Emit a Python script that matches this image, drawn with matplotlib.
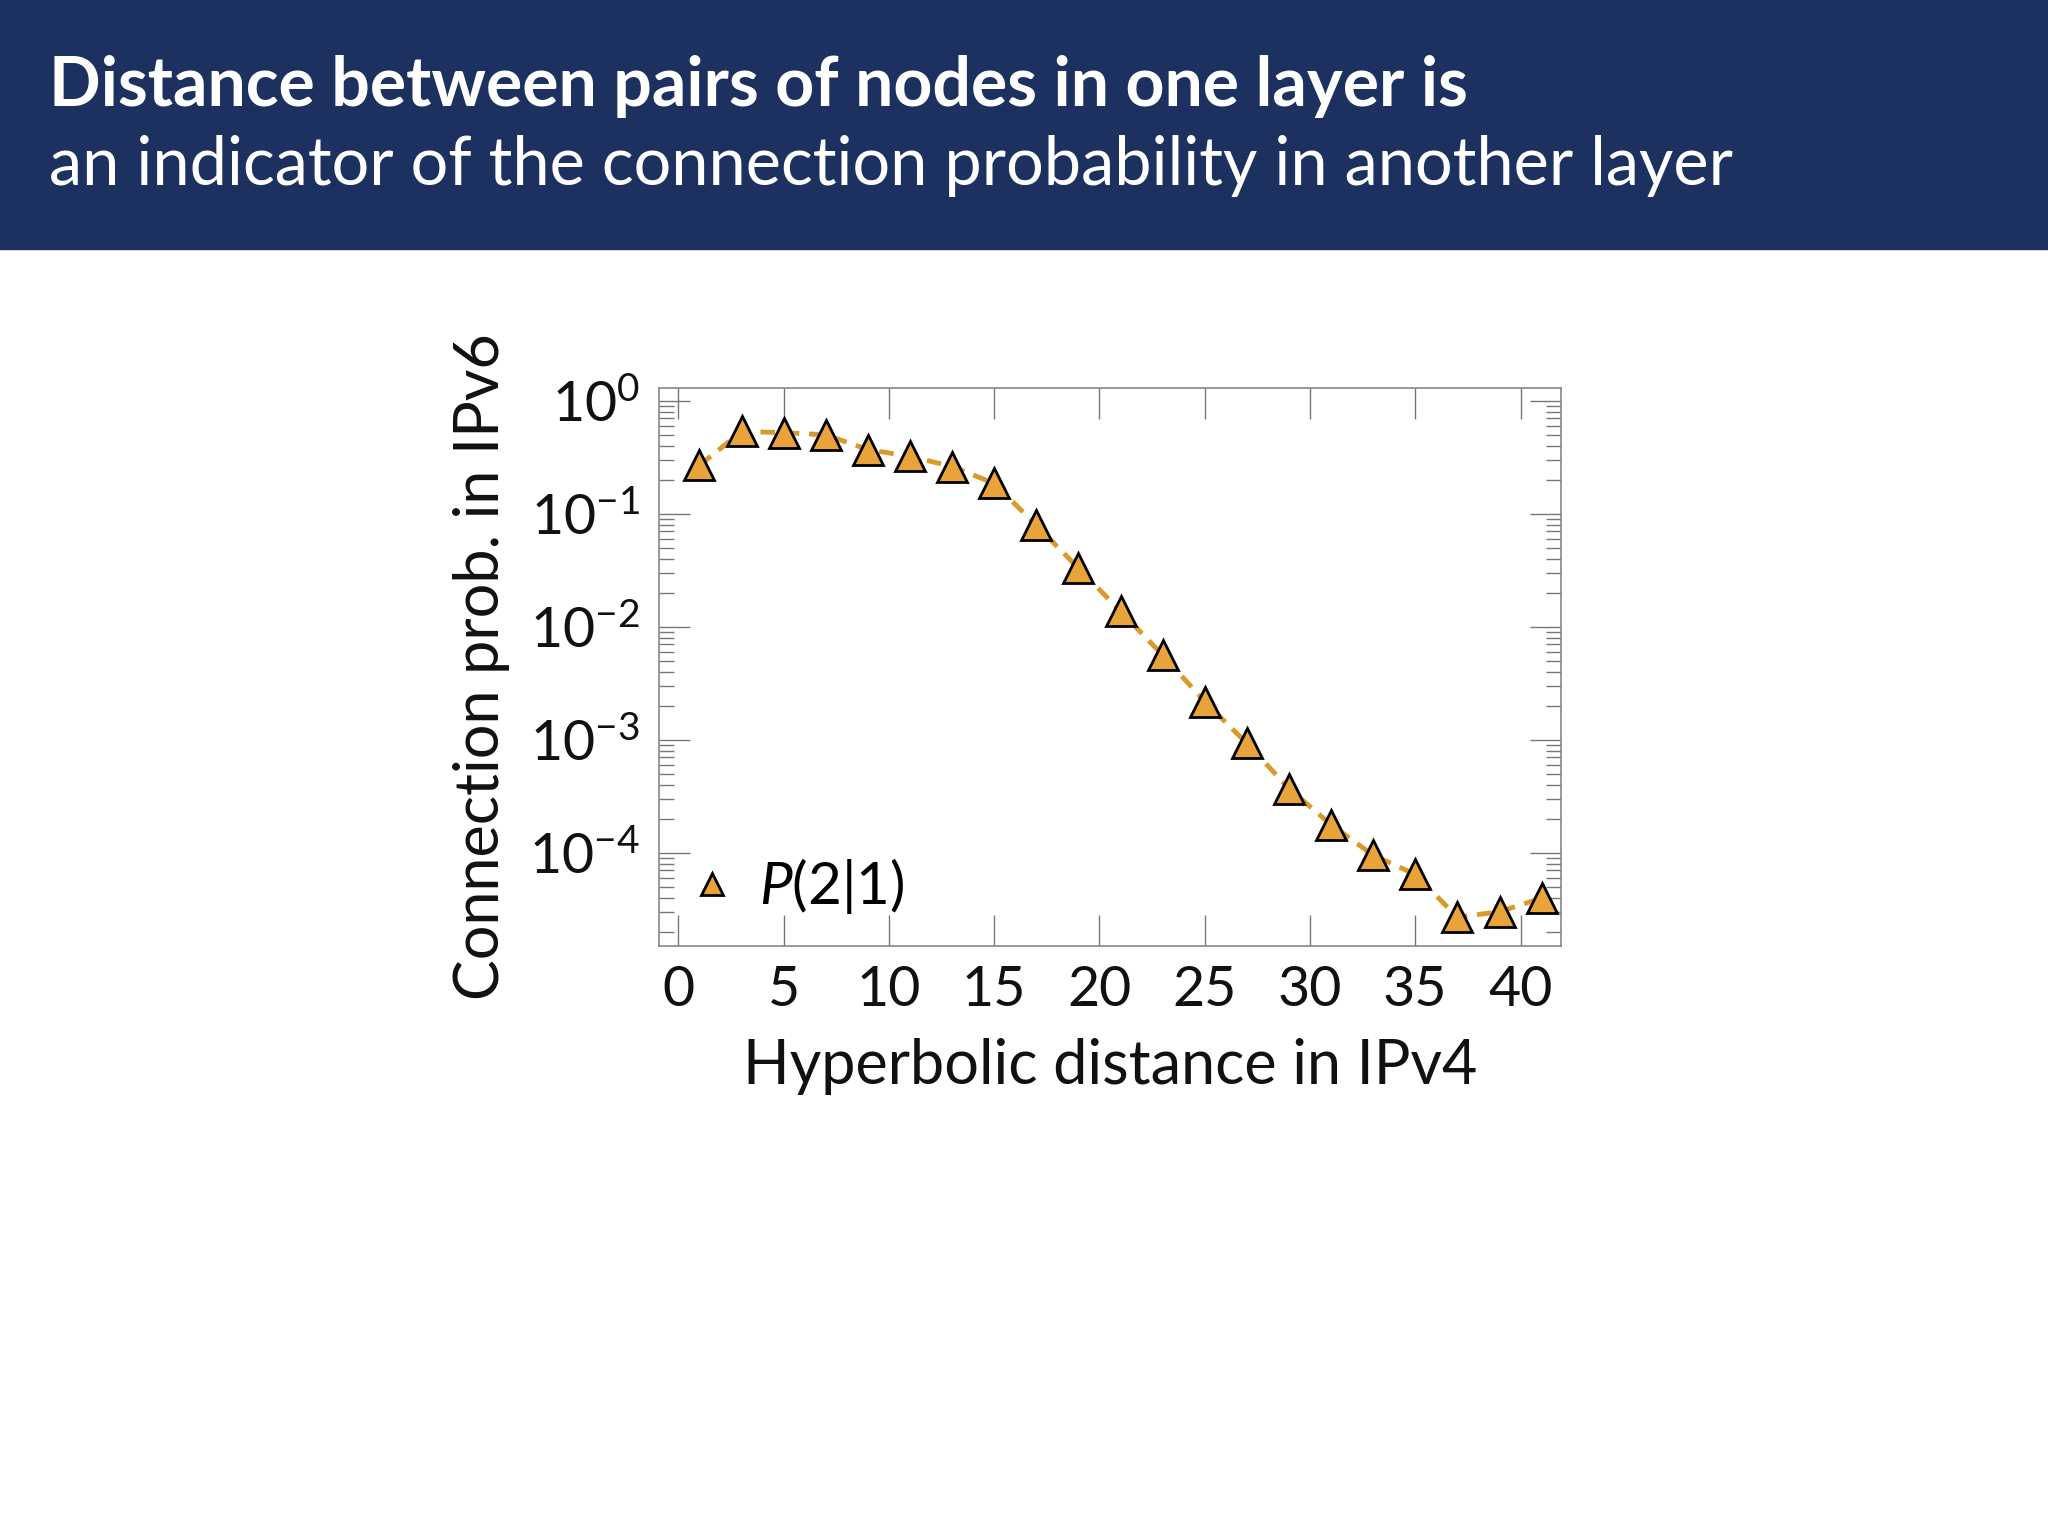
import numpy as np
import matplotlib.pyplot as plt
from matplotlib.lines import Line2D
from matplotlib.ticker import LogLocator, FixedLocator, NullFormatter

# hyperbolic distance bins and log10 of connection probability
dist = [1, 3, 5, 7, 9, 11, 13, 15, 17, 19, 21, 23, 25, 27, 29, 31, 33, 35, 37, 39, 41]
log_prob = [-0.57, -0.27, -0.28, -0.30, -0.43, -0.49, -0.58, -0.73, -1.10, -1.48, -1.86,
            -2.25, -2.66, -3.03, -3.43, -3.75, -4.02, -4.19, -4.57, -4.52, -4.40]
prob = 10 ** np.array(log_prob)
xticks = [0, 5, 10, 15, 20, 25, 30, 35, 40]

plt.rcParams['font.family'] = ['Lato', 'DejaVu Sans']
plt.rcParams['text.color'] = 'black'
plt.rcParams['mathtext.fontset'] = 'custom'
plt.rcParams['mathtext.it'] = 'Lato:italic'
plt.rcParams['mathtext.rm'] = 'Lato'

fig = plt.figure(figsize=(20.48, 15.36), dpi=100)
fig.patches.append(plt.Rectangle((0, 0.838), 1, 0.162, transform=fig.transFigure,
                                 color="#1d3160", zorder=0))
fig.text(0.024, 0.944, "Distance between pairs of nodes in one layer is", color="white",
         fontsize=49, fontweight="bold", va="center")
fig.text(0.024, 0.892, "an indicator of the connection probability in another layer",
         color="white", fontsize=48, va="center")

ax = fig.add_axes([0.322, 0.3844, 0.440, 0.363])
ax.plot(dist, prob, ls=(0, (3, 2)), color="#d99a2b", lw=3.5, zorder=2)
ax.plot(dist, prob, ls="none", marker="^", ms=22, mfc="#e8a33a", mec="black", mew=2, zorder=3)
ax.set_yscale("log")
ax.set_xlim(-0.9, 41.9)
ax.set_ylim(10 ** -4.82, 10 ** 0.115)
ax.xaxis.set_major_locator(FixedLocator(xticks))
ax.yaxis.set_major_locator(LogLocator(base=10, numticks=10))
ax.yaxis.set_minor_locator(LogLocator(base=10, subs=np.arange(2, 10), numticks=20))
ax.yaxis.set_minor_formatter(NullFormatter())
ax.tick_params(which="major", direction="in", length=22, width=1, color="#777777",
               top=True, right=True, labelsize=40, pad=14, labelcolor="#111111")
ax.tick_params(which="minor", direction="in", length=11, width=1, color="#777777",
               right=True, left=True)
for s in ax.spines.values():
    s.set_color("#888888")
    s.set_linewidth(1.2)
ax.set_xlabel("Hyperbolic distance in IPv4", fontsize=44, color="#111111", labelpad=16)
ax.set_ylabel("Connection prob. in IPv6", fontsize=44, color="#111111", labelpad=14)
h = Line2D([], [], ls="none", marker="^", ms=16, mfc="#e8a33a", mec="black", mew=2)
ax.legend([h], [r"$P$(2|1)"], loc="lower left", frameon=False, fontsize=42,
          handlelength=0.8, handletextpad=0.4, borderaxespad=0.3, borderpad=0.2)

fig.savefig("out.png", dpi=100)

→ TASK REQUIREMENTS:
Could the lines from the top of the material through the line with "from matplotlib.ticker import" be repeated exactly, pictures left out?

→ WRITTEN RESPONSE:
Emit a Python script that matches this image, drawn with matplotlib.
import numpy as np
import matplotlib.pyplot as plt
from matplotlib.lines import Line2D
from matplotlib.ticker import LogLocator, FixedLocator, NullFormatter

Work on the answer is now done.